Test input Expected output What it validates
Two-node tree with correct direction 0 Smallest successful case
Two-node tree with wrong direction 1 Single required modification
All labels 'U' 1 Choosing the cheapest root-to-leaf route
Long chain 3 Deep recursion and path accumulation

Edge Cases

Node has only one child

Input:

1
2
LU
0 2
0 0

The root has no left child and one right child.

The algorithm evaluates only the right transition:

cost = 1 + dp(2)

and ignores the missing left child entirely. The result is 1, which is correct because the root must be changed to 'R'.

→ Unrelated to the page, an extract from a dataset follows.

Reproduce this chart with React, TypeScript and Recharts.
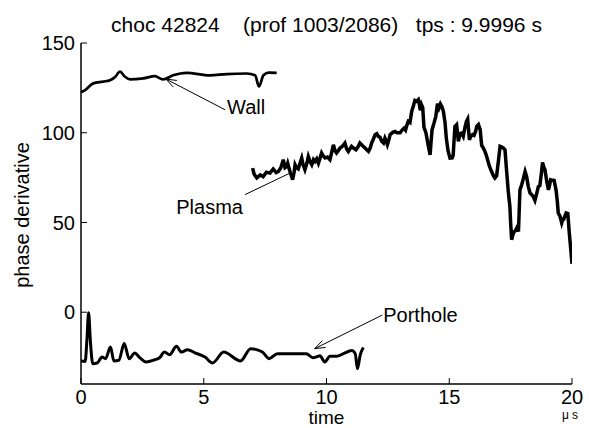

Multiple leaves with different costs

Input:

1
3
ULU
2 3
0 0
0 0

The root can reach either leaf.

Going left costs:

1 + 0 = 1

Going right costs:

1 + 0 = 1

The DP takes the minimum and returns 1. The algorithm never commits to a particular leaf too early, which is essential for optimality.

Deep chain

Input:

1
4
UUUU
2 0
3 0
4 0
0 0

The only root-to-leaf path is:

1 -> 2 -> 3 -> 4

Each internal node must point left, so nodes 1, 2, and 3 each require one modification.

The DP computes:

dp(4)=0
dp(3)=1
dp(2)=2
dp(1)=3

and returns 3.

Leaf labels are irrelevant

Input:

1
2
LR
2 0
0 0

Node 2 is already a leaf. Its label 'R' never matters because the objective is achieved as soon as node 2 is reached.

The algorithm assigns:

dp(2)=0

without inspecting the label, which matches the problem definition exactly.